Is Chinese Push for Innovation Just a New Economic Bubble?


The Chinese government has put a heavy focus on innovation as a means of driving its economy and improving its recent, flagging performance. Local governments have heard the call and have rushed to erect new infrastructure and buildings designed to support this movement.

Unfortunately, there appears to be a big problem with this plan as an economic driver: businesses are not on board and nobody is making use of these newly built spaces and services.

China has been notorious for its over-adjustments and excessive push in promising new directions. It is a uniquely Chinese tendency to flock behind programs suggested by senior leadership with a fanatical zeal that usually results in wild production swings, short-term gains, and long-term problems. Previous examples of such programs that resulted in such bubbles over the last several years have included housing, steel, and theme parks, to name but a few.

According to Shi Jiqiang, a Partner at Leilai Management, a startup management firm near Beijing, “The risk of a bubble is extremely large…This is both a test for [the] government and for the managers of startup spaces…there aren’t enough entrepreneurs.”

For its part, the Chinese government in Beijing does not see prior bubbles as failures at all. In fact, it considers each a great success for its time, and plans to pursue a similar approach with innovation. It has encouraged students and migrant workers to create their own technology-based startups in an effort to shift the economy’s focus away from production and into the potentially much more profitable technology and services sectors.

Nearly 80% of the capital for the infrastructure and building projects designed to support this push has come from the government, however. This has raised a number of red flags for outside analysts, who are concerned this could create a huge drag on China’s financial resources.

“In any sort of market, you want the experts making the decisions, not some technocrat or bureaucrat,” according to William Bao Bean, Investment Partner at venture capital fund SOSV, a firm specialized in startup investments. “You don’t tend to see too many successful companies come out of a government-based decision-making process.”

The sentiment seems to be mirrored by people on the street, as well. “I wouldn’t consider becoming an entrepreneur. You need money to do that. No, for someone like me, I don’t really have many options,” said Liu Haiyang. Haiyang runs a shop selling bathroom fittings in a space next to one of the recently constructed “innovation centers” created by the government.

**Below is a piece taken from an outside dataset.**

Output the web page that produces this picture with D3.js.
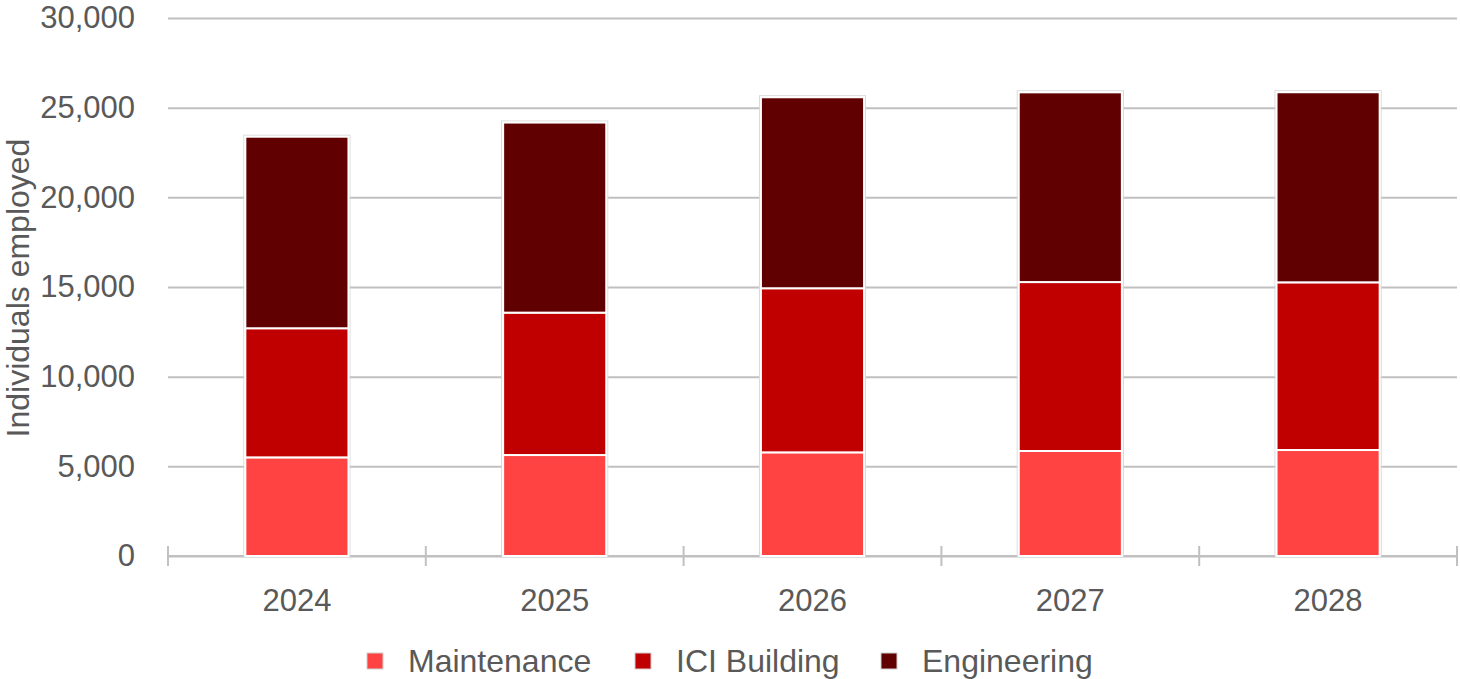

Most venture capitalists agree that startups tend to gravitate toward, and experience the greatest success, in locations where successful innovation centers already exist. Simply creating locations dubbed “innovation centers” by the government fails to produce the requisite mix of talent, expertise, market, and culture necessary to prompt success in this sort of venture.

Moreover, cultural influences, like social pressure to find “dependable” work has caused many to shun the idea of moving into the uncertain realm of technology startups.

As a result, many analysts fear that China is simply pushing for growth too hard in a direction it is not yet prepared to go. Until deeper roots have grown for this sort of economic transformation, many fear it will simply lead to yet another bubble, which, when it pops, could have negative implications for the economies dependent on China.